Tropes relating to Cat Power:

  • Adam Westing: In this Funny or Die skit, she makes fun of her reputation for erratic live shows by showing her unable to even perform nursery rhymes for second-graders without interrupting herself.
  • The Cover Changes the Gender: Used in her version of "Satisfaction" from The Rolling Stones.
  • Cover Version: She performed many covers: there's at least one on each of her albums (okay, The Greatest has it as a Japanese bonus track, but it still counts). Many of them appeared on The Covers Record, Jukebox, and Dark End of the Street.
  • Cover Album: The Covers Record, Jukebox, and Dark End of the Street.
  • Executive Meddling: Attempted with Wanderer. Matador, Marshall's label since 1996, outright rejected the album, along with her recalling an incident where an executive suggested that the album sound like 25 by Adele. Marshall instead put the album through Domino unaltered, save for the addition of "Woman", a song generally regarded as a Take That! towards Matador.
    • Played straight with Sun. The more electronic sound of the album was at the behest of Matador Records, who wanted a more commercial album. The end result was her first album that charted in the Top 10.
  • Genre Shift: Early in her career, Marshall’s music was raw, stripped-down indie rock. It then moved to a mixture of blues, country, soul, and indie rock. Sun added electronica to the mix while downplaying the blues-country-soul part of her sound.
  • I Am the Band: Cat Power is Chan Marshall.
  • Important Haircut: She has cut her hair down to a pixie cut, as seen in the cover for Sun and has since bleached her hair blonde.
  • In the Blood: Marshall’s father, Charlie, is a blues musician and an itinerant pianist.
  • Isn't It Ironic?: The AV Club had something to say about her cover of Cat Stevens' "How Can I Tell You" being used in a commercial:
    There's no space here to get into the morality of diamond-buying in general —- there are plenty of books on the subject, as well as that Leo DiCaprio movie —- but it's the pairing of Cat Stevens' poignant "How Can I Tell You" (sung in the commercial by Cat Power!) with a goopy diamond commercial that ups the ick factor. A song of longing and searching for the right words to express emotion is given this simple answer: "Don't describe your feelings, let these shiny rocks do that."
  • New Sound Album: While the blues-country-soul-indie rock sound was hinted at in previous albums, The Greatest fully exemplified this sound. Sun is another example, as seen above.
  • One-Woman Wail: Marshall often wailed in her early music.
  • Sampling:
    • "American Flag", from Moon Pix, samples the reversed drum machine from Beastie Boys' "Paul Revere". According to the album's engineer, she showed up with a copy of Licensed to Ill and asked for a sample of the reversed beat.

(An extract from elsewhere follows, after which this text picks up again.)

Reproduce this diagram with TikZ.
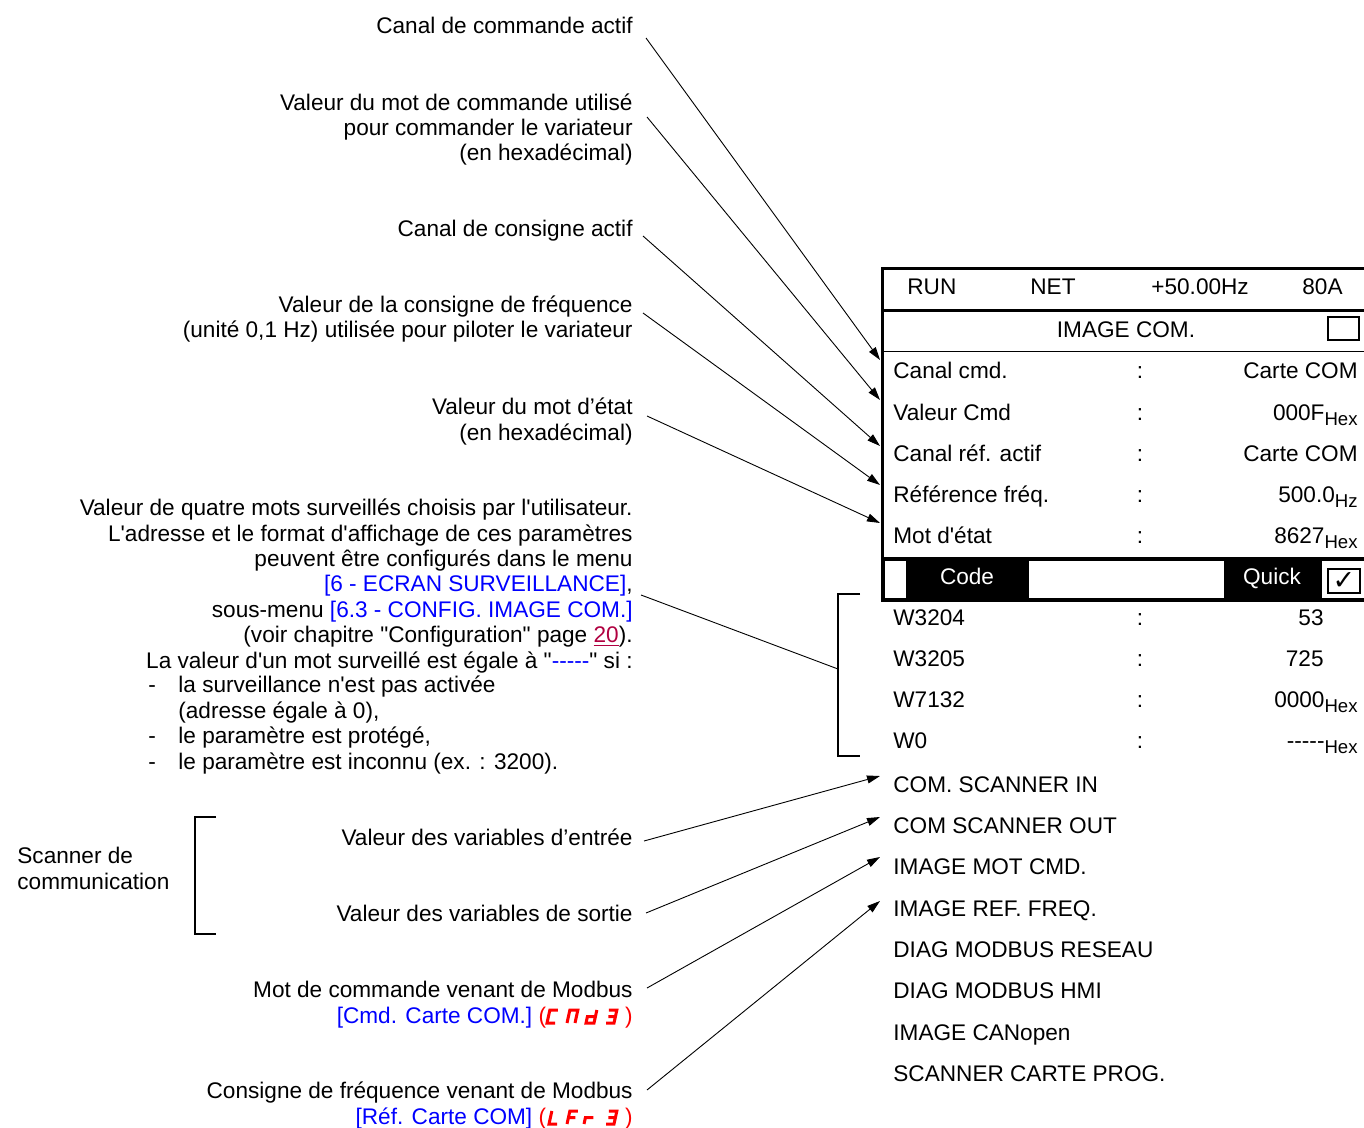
\documentclass[tikz,border=0pt]{standalone}
\usepackage{fontspec}
\setmainfont{Liberation Sans}[Ligatures=TeXOff]
\newfontfamily\symfont{DejaVu Sans}
\usetikzlibrary{arrows.meta}
\definecolor{menublue}{RGB}{0, 0, 255}
\definecolor{linkred}{RGB}{176, 0, 64}
\definecolor{segred}{RGB}{255, 0, 0}

\newcommand{\hexsub}[1]{\raisebox{-2.6pt}{\fontsize{9.3}{10}\selectfont #1}}
\newcommand{\segglyph}[2]{\begin{scope}[shift={#1}, xslant=0.22]\draw[seg] #2;\end{scope}}

\tikzset{
  note/.style   = {align=right, anchor=base east, inner sep=0pt},
  lcd/.style    = {anchor=base west, inner sep=0pt},
  lcdval/.style = {anchor=base east, inner sep=0pt},
  colon/.style  = {anchor=base, inner sep=0pt},
  ptr/.style    = {-{Triangle[length=6.5pt,width=4pt]}, line width=0.45pt},
  seg/.style    = {segred, line width=1.5pt, line cap=butt, line join=miter},
}

\begin{document}
\begin{tikzpicture}[x=0.5pt, y=-0.5pt, font=\fontsize{11.3}{12.7}\selectfont]
            \useasboundingbox (0,0) rectangle (1364,1128);
            % Notes on the left (placed by the baseline of their last line)
            \node[note] (cmdch)   at (633,  34) {Canal de commande actif};
            \node[note] (cmdword) at (633, 161) {Valeur du mot de commande utilisé\\pour commander le variateur\\(en hexadécimal)};
            \node[note] (refch)   at (633, 237) {Canal de consigne actif};
            \node[note] (freqref) at (633, 338) {Valeur de la consigne de fréquence\\(unité 0,1 Hz) utilisée pour piloter le variateur};
            \node[note] (stword)  at (633, 440) {Valeur du mot d’état\\(en hexadécimal)};
            \node[note] (watch)   at (633, 668) {Valeur de quatre mots surveillés choisis par l'utilisateur.\\
                 L'adresse et le format d'affichage de ces paramètres\\
                 peuvent être configurés dans le menu\\
                 \textcolor{menublue}{[6 - ECRAN SURVEILLANCE]},\\
                 sous-menu \textcolor{menublue}{[6.3 - CONFIG. IMAGE COM.]}\\
                 (voir chapitre "Configuration" page \textcolor{linkred}{\underline{20}}).\\
                 La valeur d'un mot surveillé est égale à "\textcolor{menublue}{-----}" si :};
            \node[lcd, align=left] (cases) at (148, 769) {\makebox[15pt][l]{-}la surveillance n'est pas activée\\
                 \hspace*{15pt}(adresse égale à 0),\\
                 \makebox[15pt][l]{-}le paramètre est protégé,\\
                 \makebox[15pt][l]{-}le paramètre est inconnu (ex. : 3200).};
            \node[note] (inval)   at (633, 845) {Valeur des variables d’entrée};
            \node[note] (outval)  at (633, 921) {Valeur des variables de sortie};
            \node[note] (mbcmd)   at (633,1023) {Mot de commande venant de Modbus\\
                 \textcolor{menublue}{[Cmd. Carte COM.]} \textcolor{segred}{(\hspace*{39.5pt})}};
            \node[note] (mbref)   at (633,1124) {Consigne de fréquence venant de Modbus\\
                 \textcolor{menublue}{[Réf. Carte COM]} \textcolor{segred}{(\hspace*{39.5pt})}};
            \node[lcd, align=left] (scan) at (17, 889) {Scanner de\\communication};
            % Display codes
            \segglyph{(547,1023)}{(8,-13) -- (0,-13) -- (0,0) -- (8,0)}
            \segglyph{(567,1023)}{(0,0) -- (0,-13) -- (8,-13) -- (8,0)}
            \segglyph{(586,1023)}{(8,-13) -- (8,0) -- (0,0) -- (0,-6.5) -- (8,-6.5)}
            \segglyph{(606,1023)}{(0,-13) -- (8,-13) -- (8,0) -- (0,0) (1,-6.5) -- (8,-6.5)}
            \segglyph{(549,1124)}{(0,-13) -- (0,0) -- (8,0)}
            \segglyph{(567,1124)}{(8,-13) -- (0,-13) -- (0,0) (0,-6.5) -- (7,-6.5)}
            \segglyph{(584,1124)}{(0,0) -- (0,-6.5) -- (8,-6.5)}
            \segglyph{(606,1124)}{(0,-13) -- (8,-13) -- (8,0) -- (0,0) (1,-6.5) -- (8,-6.5)}
            % Brackets
            \draw[line width=0.6pt] (860, 594) -- (838, 594) -- (838, 756) -- (860, 756);
            \draw[line width=0.6pt] (216, 817) -- (195, 817) -- (195, 934) -- (216, 934);
            % Display frame
            \draw[line width=1.5pt] (1364, 269) -- (882, 269) -- (882, 602);
            \draw[line width=1.5pt] ( 882, 311) -- (1364, 311);
            \draw[line width=0.7pt] ( 882, 351.5) -- (1364, 351.5);
            \draw[line width=1pt]   (1328, 317) rectangle (1359, 340);
            \fill[black]            ( 882, 557) rectangle (1364, 602);
            \fill[white]            ( 885, 561) rectangle ( 906, 598);
            \fill[white]            (1029, 561) rectangle (1224, 598);
            \fill[white]            (1322, 561) rectangle (1364, 598);
            \draw[line width=1pt]   (1328, 569) rectangle (1360, 593);
            \node[colon] (tick) at (1344, 589) {\fontsize{13.5}{14}\symfont ✓};
            % Status line and title
            \node[lcd] (run)  at ( 907, 295) {RUN};
            \node[lcd] (net)  at (1030, 295) {NET};
            \node[lcd] (freq) at (1151, 295) {+50.00Hz};
            \node[lcd] (amps) at (1302, 295) {80A};
            \node[colon] (title) at (1126, 337) {IMAGE COM.};
            % Rows
            \node[lcd] (row1) at (893, 379) {Canal cmd.};
            \node[lcd] (row2) at (893, 420) {Valeur Cmd};
            \node[lcd] (row3) at (893, 461) {Canal réf. actif};
            \node[lcd] (row4) at (893, 502) {Référence fréq.};
            \node[lcd] (row5) at (893, 543) {Mot d'état};
            \foreach \y in {379, 420, 461, 502, 543, 625, 666, 707, 748}
                \node[colon] at (1140, \y) {:};
            \node[lcdval] (val1) at (1358, 379) {Carte COM};
            \node[lcdval] (val2) at (1358, 420) {000F\hexsub{Hex}};
            \node[lcdval] (val3) at (1358, 461) {Carte COM};
            \node[lcdval] (val4) at (1358, 502) {500.0\hexsub{Hz}};
            \node[lcdval] (val5) at (1358, 543) {8627\hexsub{Hex}};
            % Soft keys
            \node[colon, white] (code)  at ( 967, 584) {Code};
            \node[colon, white] (quick) at (1272, 584) {Quick};
            % Watched words
            \node[lcd] (w1) at (893, 625) {W3204};
            \node[lcd] (w2) at (893, 666) {W3205};
            \node[lcd] (w3) at (893, 707) {W7132};
            \node[lcd] (w4) at (893, 748) {W0};
            \node[lcdval] (wv1) at (1324, 625) {53};
            \node[lcdval] (wv2) at (1324, 666) {725};
            \node[lcdval] (wv3) at (1358, 707) {0000\hexsub{Hex}};
            \node[lcdval] (wv4) at (1358, 748) {-----\hexsub{Hex}};
            % Menu entries
            \node[lcd] (m1) at (893, 792) {COM. SCANNER IN};
            \node[lcd] (m2) at (893, 833) {COM SCANNER OUT};
            \node[lcd] (m3) at (893, 874) {IMAGE MOT CMD.};
            \node[lcd] (m4) at (893, 916) {IMAGE REF. FREQ.};
            \node[lcd] (m5) at (893, 957) {DIAG MODBUS RESEAU};
            \node[lcd] (m6) at (893, 998) {DIAG MODBUS HMI};
            \node[lcd] (m7) at (893,1040) {IMAGE CANopen};
            \node[lcd] (m8) at (893,1081) {SCANNER CARTE PROG.};
            % Pointer ends
            \coordinate (cmdch-o)   at (646,  38);  \coordinate (row1-in) at (880, 360);
            \coordinate (cmdword-o) at (647, 117);  \coordinate (row2-in) at (880, 400);
            \coordinate (refch-o)   at (643, 236);  \coordinate (row3-in) at (880, 446);
            \coordinate (freqref-o) at (643, 313);  \coordinate (row4-in) at (880, 485);
            \coordinate (stword-o)  at (647, 416);  \coordinate (row5-in) at (880, 523);
            \coordinate (watch-o)   at (641, 595);  \coordinate (watch-b) at (838, 669);
            \coordinate (inval-o)   at (644, 841);  \coordinate (m1-in)   at (880, 776);
            \coordinate (outval-o)  at (646, 913);  \coordinate (m2-in)   at (880, 817);
            \coordinate (mbcmd-o)   at (647, 988);  \coordinate (m3-in)   at (880, 857);
            \coordinate (mbref-o)   at (647,1090);  \coordinate (m4-in)   at (880, 901);
            % Pointers
            \draw[ptr] (cmdch-o)   -- (row1-in);
            \draw[ptr] (cmdword-o) -- (row2-in);
            \draw[ptr] (refch-o)   -- (row3-in);
            \draw[ptr] (freqref-o) -- (row4-in);
            \draw[ptr] (stword-o)  -- (row5-in);
            \draw[line width=0.45pt] (watch-o) -- (watch-b);
            \draw[ptr] (inval-o)   -- (m1-in);
            \draw[ptr] (outval-o)  -- (m2-in);
            \draw[ptr] (mbcmd-o)   -- (m3-in);
            \draw[ptr] (mbref-o)   -- (m4-in);
\end{tikzpicture}
\end{document}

    • Also, if WhoSampled is right, "Schizophrenia's Weighted Me Down", from the "Nude as the News" single, uses (rather apt) samples from Sonic Youth's "Schizophrenia" and Skip Spence's "Weighted Down (The Prison Song)".
  • Shout-Out:
    • Marshall mentions the names of Patti Smith's children (Jackson and Jesse) in "Nude as the News".

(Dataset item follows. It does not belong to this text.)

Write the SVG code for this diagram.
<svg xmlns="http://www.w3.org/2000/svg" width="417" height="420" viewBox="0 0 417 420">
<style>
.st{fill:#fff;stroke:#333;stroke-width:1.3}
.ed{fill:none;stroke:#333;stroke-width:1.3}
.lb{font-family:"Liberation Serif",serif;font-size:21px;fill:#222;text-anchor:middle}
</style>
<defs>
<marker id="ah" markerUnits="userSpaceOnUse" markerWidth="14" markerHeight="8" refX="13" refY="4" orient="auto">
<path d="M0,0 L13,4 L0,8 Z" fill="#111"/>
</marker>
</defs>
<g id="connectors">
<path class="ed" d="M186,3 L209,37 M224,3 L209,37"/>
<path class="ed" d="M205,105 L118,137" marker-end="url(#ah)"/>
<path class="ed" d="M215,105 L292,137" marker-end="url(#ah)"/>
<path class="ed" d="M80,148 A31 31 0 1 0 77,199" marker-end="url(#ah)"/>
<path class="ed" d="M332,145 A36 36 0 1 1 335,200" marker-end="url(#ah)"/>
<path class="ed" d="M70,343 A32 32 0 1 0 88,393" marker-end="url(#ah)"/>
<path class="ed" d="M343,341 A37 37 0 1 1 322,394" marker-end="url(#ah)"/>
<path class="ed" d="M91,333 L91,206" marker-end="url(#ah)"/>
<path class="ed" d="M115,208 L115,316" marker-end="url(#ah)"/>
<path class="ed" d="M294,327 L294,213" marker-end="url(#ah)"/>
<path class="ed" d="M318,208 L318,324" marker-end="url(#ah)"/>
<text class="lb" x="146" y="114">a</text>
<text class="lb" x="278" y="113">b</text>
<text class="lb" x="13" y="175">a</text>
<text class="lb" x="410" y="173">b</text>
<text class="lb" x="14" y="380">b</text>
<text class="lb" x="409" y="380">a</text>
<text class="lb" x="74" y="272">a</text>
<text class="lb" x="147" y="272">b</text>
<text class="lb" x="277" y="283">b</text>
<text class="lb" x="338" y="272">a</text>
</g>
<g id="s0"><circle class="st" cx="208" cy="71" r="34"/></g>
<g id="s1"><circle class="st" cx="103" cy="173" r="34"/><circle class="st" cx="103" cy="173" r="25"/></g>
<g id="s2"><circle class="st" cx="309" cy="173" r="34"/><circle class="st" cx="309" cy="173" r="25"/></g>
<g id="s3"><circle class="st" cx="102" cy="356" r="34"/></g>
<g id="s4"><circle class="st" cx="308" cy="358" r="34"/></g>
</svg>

    • The cover of You Are Free imitates the one for Galaxie 500's Today.
    • "Metal Heart" references "Amazing Grace".
    • "I Don't Blame You" is about the suicide of Kurt Cobain.

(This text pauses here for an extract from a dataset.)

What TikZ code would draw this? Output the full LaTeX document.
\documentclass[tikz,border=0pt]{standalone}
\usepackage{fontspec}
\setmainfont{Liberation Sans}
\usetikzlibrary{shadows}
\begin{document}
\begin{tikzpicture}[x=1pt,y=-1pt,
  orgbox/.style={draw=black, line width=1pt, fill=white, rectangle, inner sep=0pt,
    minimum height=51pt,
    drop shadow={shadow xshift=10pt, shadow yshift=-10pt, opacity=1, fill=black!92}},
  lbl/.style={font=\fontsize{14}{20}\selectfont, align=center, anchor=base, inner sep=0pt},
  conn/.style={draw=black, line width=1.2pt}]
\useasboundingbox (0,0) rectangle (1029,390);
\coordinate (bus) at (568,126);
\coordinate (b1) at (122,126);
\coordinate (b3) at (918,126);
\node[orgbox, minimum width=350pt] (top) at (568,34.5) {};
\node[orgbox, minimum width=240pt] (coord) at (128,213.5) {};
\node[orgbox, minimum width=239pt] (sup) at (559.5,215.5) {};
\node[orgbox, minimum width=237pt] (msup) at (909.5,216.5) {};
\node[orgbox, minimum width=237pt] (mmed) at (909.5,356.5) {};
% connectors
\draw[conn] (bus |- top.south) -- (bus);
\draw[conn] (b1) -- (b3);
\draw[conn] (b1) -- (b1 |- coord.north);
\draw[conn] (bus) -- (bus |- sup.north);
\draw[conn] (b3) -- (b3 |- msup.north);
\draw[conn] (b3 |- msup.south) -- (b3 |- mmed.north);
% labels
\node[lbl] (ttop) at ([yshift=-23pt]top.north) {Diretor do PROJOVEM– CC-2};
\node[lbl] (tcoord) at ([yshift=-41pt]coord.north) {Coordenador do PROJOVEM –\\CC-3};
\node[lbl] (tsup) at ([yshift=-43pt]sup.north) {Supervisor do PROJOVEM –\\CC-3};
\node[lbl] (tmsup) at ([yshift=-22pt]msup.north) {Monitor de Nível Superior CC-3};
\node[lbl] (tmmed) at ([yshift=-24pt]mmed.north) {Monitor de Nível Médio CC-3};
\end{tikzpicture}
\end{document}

  • Softer and Slower Cover: Her breakthrough early recording was a cover of "(I Can't Get No) Satisfaction" that didn't merely slow it down to graveyard pace, but left out the iconic riff.
  • Soprano and Gravel: Well, when you get Eddie Vedder to add additional vocals to two of your songs...
  • Three Chords and the Truth: Her early music was sometimes this.